The most acute politicians therefore never suspected that, with all his faults, he had obtained such an empire over her heart as princes the most renowned for their success in gallantry, Francis the First and Henry the Fourth, Lewis the Fourteenth and Charles the Second, had never obtained over the heart of any woman, and that the three kingdoms of her forefathers were valuable in her estimation chiefly because, by bestowing them on him, she could prove to him the intensity and disinterestedness of her affection. Danby, in profound ignorance of her sentiments, assured her that he would defend her rights, and that, if she would support him, he hoped to place her alone on the throne.637The course of the Whigs, meanwhile, was simple and consistent.

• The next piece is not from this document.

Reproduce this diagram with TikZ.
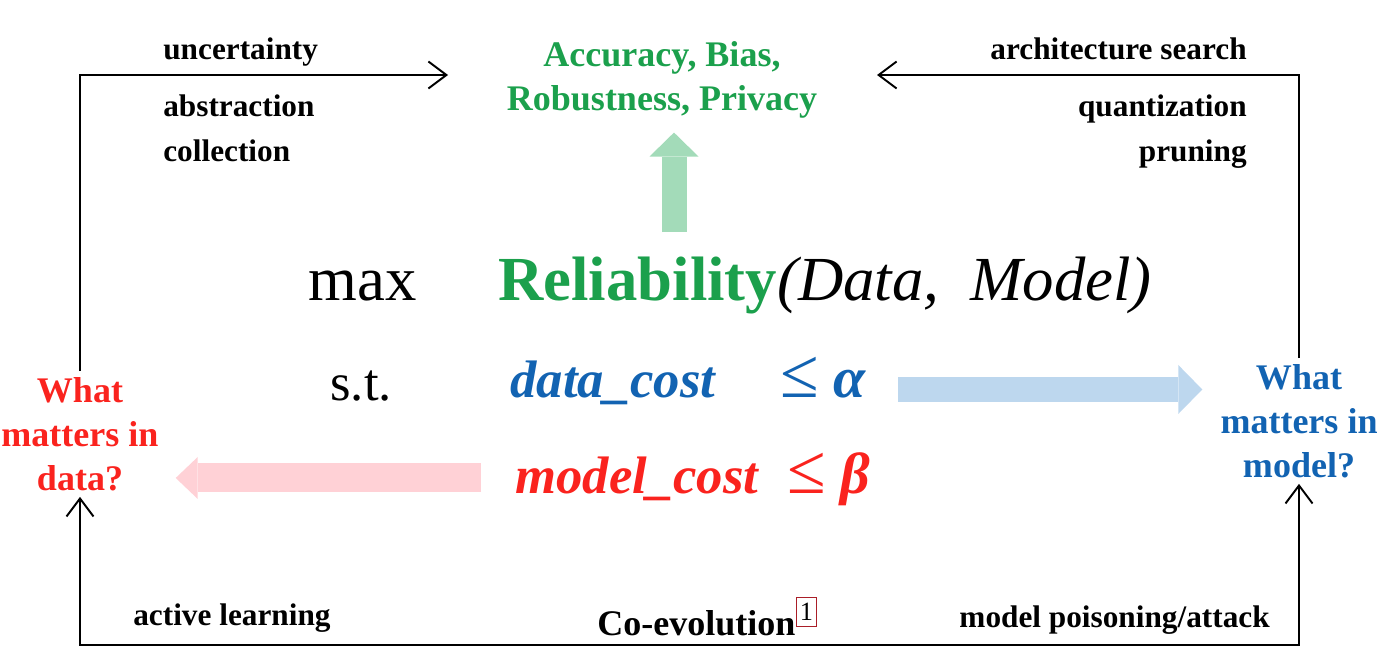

Their doctrine was that the foundation of our government was a contract expressed on one side by the oath of allegiance, and on the other by the coronation oath, and that the duties imposed by this contract were mutual. They held that a sovereign who grossly abused his power might lawfully be withstood and dethroned by his people. That James had grossly abused his power was not disputed;and the whole Whig party was ready to pronounce that he had forfeited it. Whether the Prince of Wales was supposititious, was a point not worth discussing. There were now far stronger reasons than any which could be drawn from the circumstances of his birth for excluding him from the throne. A child, brought to the royal couch in a warming pan, might possibly prove a good King of England. But there could be no such hope for a child educated by a father who was the most stupid and obstinate of tyrants, in a foreign country, the seat of despotism and superstition; in a country where the last traces of liberty had disappeared; where the States General had ceased to meet; where parliaments had long registered without one remonstrance the most oppressive edicts of the sovereign; where valour, genius, learning, seemed to exist only for the purpose of aggrandising a single man; where adulation was the main business of the press, the pulpit, and the stage; and where one chief subject of adulation was the barbarous persecution of the Reformed Church. Was the boy likely to learn, under such tuition and in such a situation, respect for the institutions of his native land? Could it be doubted that he would be brought up to be the slave of the Jesuits and the Bourbons, and that he would be, if possible, more bitterly prejudiced than any preceding Stuart against the laws of England?

Nor did the Whigs think that, situated as the country then was, a departure from the ordinary rule of succession was in itself an evil. They were of opinion that, till that rule had been broken, the doctrines of indefeasible hereditary right and passive obedience would be pleasing to the court, would be inculcated by the clergy, and would retain a strong hold on the public mind.